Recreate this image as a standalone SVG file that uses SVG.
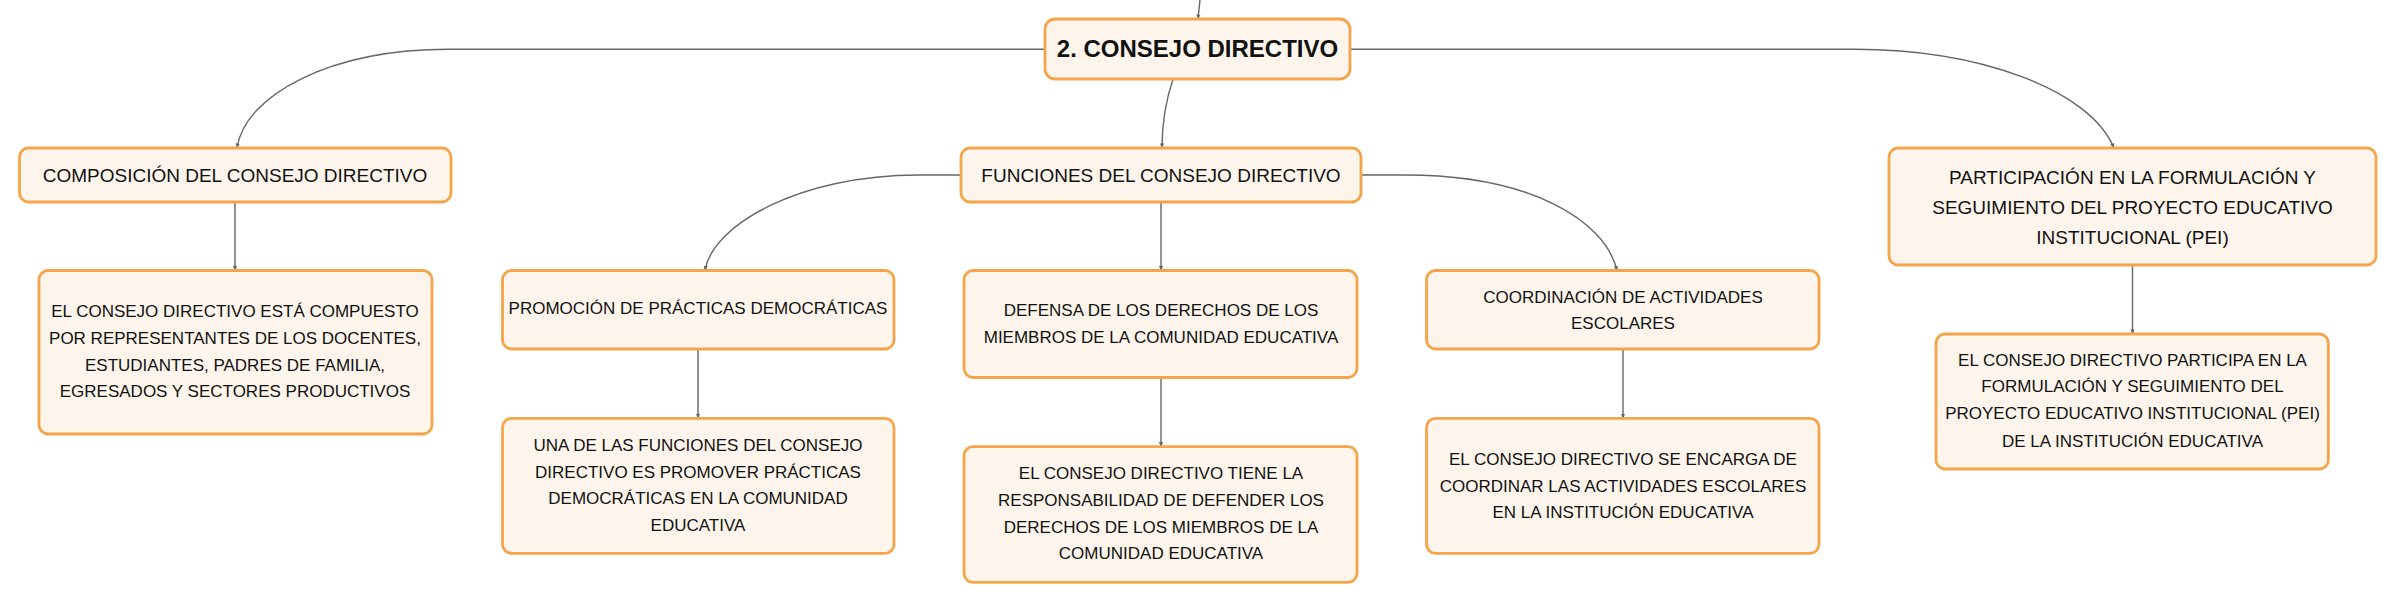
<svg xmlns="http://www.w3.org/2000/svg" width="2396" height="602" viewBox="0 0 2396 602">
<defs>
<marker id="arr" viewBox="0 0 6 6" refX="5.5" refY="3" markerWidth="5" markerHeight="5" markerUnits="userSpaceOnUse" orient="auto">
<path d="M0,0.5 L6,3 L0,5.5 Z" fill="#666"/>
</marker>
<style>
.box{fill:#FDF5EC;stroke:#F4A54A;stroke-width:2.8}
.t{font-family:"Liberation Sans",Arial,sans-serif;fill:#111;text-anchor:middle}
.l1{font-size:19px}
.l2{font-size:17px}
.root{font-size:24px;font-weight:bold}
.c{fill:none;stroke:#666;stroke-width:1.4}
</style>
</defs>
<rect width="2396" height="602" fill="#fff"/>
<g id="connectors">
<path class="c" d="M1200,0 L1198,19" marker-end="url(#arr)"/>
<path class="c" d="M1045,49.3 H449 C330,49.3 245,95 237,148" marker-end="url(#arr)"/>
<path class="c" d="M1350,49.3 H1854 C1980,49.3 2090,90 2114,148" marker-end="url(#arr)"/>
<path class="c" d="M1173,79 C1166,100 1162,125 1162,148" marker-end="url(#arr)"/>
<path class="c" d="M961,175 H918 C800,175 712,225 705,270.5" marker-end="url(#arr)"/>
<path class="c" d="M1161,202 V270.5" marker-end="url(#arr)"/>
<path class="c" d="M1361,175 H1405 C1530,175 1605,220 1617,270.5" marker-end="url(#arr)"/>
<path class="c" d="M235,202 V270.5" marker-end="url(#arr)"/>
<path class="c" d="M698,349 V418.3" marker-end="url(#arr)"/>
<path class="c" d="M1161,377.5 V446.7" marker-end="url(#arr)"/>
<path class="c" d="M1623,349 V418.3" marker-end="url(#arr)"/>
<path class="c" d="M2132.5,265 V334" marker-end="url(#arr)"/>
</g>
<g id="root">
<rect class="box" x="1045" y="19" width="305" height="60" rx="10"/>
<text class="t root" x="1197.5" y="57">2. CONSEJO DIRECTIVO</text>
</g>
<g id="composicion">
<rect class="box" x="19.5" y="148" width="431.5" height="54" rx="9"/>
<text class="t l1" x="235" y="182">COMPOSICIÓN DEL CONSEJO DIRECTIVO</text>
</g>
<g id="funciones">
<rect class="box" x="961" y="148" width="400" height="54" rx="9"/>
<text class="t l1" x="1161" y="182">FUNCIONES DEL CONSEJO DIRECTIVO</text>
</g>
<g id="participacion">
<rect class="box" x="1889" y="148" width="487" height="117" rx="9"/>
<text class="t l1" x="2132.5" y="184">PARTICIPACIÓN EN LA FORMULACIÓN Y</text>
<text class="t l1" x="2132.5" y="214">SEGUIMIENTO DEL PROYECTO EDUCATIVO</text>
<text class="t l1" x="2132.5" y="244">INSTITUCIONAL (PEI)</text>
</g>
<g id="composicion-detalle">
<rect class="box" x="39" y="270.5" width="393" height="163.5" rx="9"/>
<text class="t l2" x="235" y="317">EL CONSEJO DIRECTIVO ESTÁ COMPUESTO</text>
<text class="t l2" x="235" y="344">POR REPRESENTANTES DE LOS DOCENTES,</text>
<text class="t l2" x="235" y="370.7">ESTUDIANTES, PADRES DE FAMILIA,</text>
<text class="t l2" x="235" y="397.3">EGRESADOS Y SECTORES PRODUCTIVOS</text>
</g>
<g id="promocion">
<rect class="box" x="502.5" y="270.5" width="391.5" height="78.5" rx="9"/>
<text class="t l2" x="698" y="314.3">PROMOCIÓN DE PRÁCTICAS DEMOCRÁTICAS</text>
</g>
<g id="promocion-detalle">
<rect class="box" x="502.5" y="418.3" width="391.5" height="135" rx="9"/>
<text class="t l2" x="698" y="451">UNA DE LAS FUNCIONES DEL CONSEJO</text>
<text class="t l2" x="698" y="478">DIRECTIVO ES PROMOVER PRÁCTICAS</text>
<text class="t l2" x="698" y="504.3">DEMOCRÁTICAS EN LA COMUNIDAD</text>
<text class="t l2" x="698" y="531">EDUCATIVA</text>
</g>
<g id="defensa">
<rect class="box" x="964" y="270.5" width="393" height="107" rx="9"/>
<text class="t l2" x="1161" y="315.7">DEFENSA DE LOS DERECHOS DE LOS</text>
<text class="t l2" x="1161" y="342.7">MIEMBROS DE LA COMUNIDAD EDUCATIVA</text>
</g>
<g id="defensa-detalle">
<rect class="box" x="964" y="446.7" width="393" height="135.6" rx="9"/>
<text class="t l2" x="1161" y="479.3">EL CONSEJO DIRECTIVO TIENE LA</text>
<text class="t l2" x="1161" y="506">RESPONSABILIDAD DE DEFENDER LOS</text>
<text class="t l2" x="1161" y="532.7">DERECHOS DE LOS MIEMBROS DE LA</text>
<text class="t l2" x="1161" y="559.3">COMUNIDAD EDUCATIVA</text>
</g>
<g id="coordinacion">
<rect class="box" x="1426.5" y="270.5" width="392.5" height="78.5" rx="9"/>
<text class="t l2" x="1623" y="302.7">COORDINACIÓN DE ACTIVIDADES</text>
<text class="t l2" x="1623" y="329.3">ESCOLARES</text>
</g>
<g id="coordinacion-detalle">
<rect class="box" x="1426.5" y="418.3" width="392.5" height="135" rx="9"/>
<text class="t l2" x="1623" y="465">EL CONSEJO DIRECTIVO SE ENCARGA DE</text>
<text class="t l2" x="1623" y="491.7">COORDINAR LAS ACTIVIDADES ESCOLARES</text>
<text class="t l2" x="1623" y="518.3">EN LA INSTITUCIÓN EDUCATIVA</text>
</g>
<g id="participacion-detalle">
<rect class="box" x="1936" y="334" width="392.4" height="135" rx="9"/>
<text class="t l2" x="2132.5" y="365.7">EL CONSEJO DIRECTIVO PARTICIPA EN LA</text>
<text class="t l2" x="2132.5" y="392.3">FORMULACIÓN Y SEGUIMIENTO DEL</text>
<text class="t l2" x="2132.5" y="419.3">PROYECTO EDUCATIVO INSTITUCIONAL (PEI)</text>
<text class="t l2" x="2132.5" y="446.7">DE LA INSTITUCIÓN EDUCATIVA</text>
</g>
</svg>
----
[Directive] Reproduce all of the material above word for word. Omit the pictures.

[Completed task]
Recreate this image as a standalone SVG file that uses SVG.
<svg xmlns="http://www.w3.org/2000/svg" width="2396" height="602" viewBox="0 0 2396 602">
<defs>
<marker id="arr" viewBox="0 0 6 6" refX="5.5" refY="3" markerWidth="5" markerHeight="5" markerUnits="userSpaceOnUse" orient="auto">
<path d="M0,0.5 L6,3 L0,5.5 Z" fill="#666"/>
</marker>
<style>
.box{fill:#FDF5EC;stroke:#F4A54A;stroke-width:2.8}
.t{font-family:"Liberation Sans",Arial,sans-serif;fill:#111;text-anchor:middle}
.l1{font-size:19px}
.l2{font-size:17px}
.root{font-size:24px;font-weight:bold}
.c{fill:none;stroke:#666;stroke-width:1.4}
</style>
</defs>
<rect width="2396" height="602" fill="#fff"/>
<g id="connectors">
<path class="c" d="M1200,0 L1198,19" marker-end="url(#arr)"/>
<path class="c" d="M1045,49.3 H449 C330,49.3 245,95 237,148" marker-end="url(#arr)"/>
<path class="c" d="M1350,49.3 H1854 C1980,49.3 2090,90 2114,148" marker-end="url(#arr)"/>
<path class="c" d="M1173,79 C1166,100 1162,125 1162,148" marker-end="url(#arr)"/>
<path class="c" d="M961,175 H918 C800,175 712,225 705,270.5" marker-end="url(#arr)"/>
<path class="c" d="M1161,202 V270.5" marker-end="url(#arr)"/>
<path class="c" d="M1361,175 H1405 C1530,175 1605,220 1617,270.5" marker-end="url(#arr)"/>
<path class="c" d="M235,202 V270.5" marker-end="url(#arr)"/>
<path class="c" d="M698,349 V418.3" marker-end="url(#arr)"/>
<path class="c" d="M1161,377.5 V446.7" marker-end="url(#arr)"/>
<path class="c" d="M1623,349 V418.3" marker-end="url(#arr)"/>
<path class="c" d="M2132.5,265 V334" marker-end="url(#arr)"/>
</g>
<g id="root">
<rect class="box" x="1045" y="19" width="305" height="60" rx="10"/>
<text class="t root" x="1197.5" y="57">2. CONSEJO DIRECTIVO</text>
</g>
<g id="composicion">
<rect class="box" x="19.5" y="148" width="431.5" height="54" rx="9"/>
<text class="t l1" x="235" y="182">COMPOSICIÓN DEL CONSEJO DIRECTIVO</text>
</g>
<g id="funciones">
<rect class="box" x="961" y="148" width="400" height="54" rx="9"/>
<text class="t l1" x="1161" y="182">FUNCIONES DEL CONSEJO DIRECTIVO</text>
</g>
<g id="participacion">
<rect class="box" x="1889" y="148" width="487" height="117" rx="9"/>
<text class="t l1" x="2132.5" y="184">PARTICIPACIÓN EN LA FORMULACIÓN Y</text>
<text class="t l1" x="2132.5" y="214">SEGUIMIENTO DEL PROYECTO EDUCATIVO</text>
<text class="t l1" x="2132.5" y="244">INSTITUCIONAL (PEI)</text>
</g>
<g id="composicion-detalle">
<rect class="box" x="39" y="270.5" width="393" height="163.5" rx="9"/>
<text class="t l2" x="235" y="317">EL CONSEJO DIRECTIVO ESTÁ COMPUESTO</text>
<text class="t l2" x="235" y="344">POR REPRESENTANTES DE LOS DOCENTES,</text>
<text class="t l2" x="235" y="370.7">ESTUDIANTES, PADRES DE FAMILIA,</text>
<text class="t l2" x="235" y="397.3">EGRESADOS Y SECTORES PRODUCTIVOS</text>
</g>
<g id="promocion">
<rect class="box" x="502.5" y="270.5" width="391.5" height="78.5" rx="9"/>
<text class="t l2" x="698" y="314.3">PROMOCIÓN DE PRÁCTICAS DEMOCRÁTICAS</text>
</g>
<g id="promocion-detalle">
<rect class="box" x="502.5" y="418.3" width="391.5" height="135" rx="9"/>
<text class="t l2" x="698" y="451">UNA DE LAS FUNCIONES DEL CONSEJO</text>
<text class="t l2" x="698" y="478">DIRECTIVO ES PROMOVER PRÁCTICAS</text>
<text class="t l2" x="698" y="504.3">DEMOCRÁTICAS EN LA COMUNIDAD</text>
<text class="t l2" x="698" y="531">EDUCATIVA</text>
</g>
<g id="defensa">
<rect class="box" x="964" y="270.5" width="393" height="107" rx="9"/>
<text class="t l2" x="1161" y="315.7">DEFENSA DE LOS DERECHOS DE LOS</text>
<text class="t l2" x="1161" y="342.7">MIEMBROS DE LA COMUNIDAD EDUCATIVA</text>
</g>
<g id="defensa-detalle">
<rect class="box" x="964" y="446.7" width="393" height="135.6" rx="9"/>
<text class="t l2" x="1161" y="479.3">EL CONSEJO DIRECTIVO TIENE LA</text>
<text class="t l2" x="1161" y="506">RESPONSABILIDAD DE DEFENDER LOS</text>
<text class="t l2" x="1161" y="532.7">DERECHOS DE LOS MIEMBROS DE LA</text>
<text class="t l2" x="1161" y="559.3">COMUNIDAD EDUCATIVA</text>
</g>
<g id="coordinacion">
<rect class="box" x="1426.5" y="270.5" width="392.5" height="78.5" rx="9"/>
<text class="t l2" x="1623" y="302.7">COORDINACIÓN DE ACTIVIDADES</text>
<text class="t l2" x="1623" y="329.3">ESCOLARES</text>
</g>
<g id="coordinacion-detalle">
<rect class="box" x="1426.5" y="418.3" width="392.5" height="135" rx="9"/>
<text class="t l2" x="1623" y="465">EL CONSEJO DIRECTIVO SE ENCARGA DE</text>
<text class="t l2" x="1623" y="491.7">COORDINAR LAS ACTIVIDADES ESCOLARES</text>
<text class="t l2" x="1623" y="518.3">EN LA INSTITUCIÓN EDUCATIVA</text>
</g>
<g id="participacion-detalle">
<rect class="box" x="1936" y="334" width="392.4" height="135" rx="9"/>
<text class="t l2" x="2132.5" y="365.7">EL CONSEJO DIRECTIVO PARTICIPA EN LA</text>
<text class="t l2" x="2132.5" y="392.3">FORMULACIÓN Y SEGUIMIENTO DEL</text>
<text class="t l2" x="2132.5" y="419.3">PROYECTO EDUCATIVO INSTITUCIONAL (PEI)</text>
<text class="t l2" x="2132.5" y="446.7">DE LA INSTITUCIÓN EDUCATIVA</text>
</g>
</svg>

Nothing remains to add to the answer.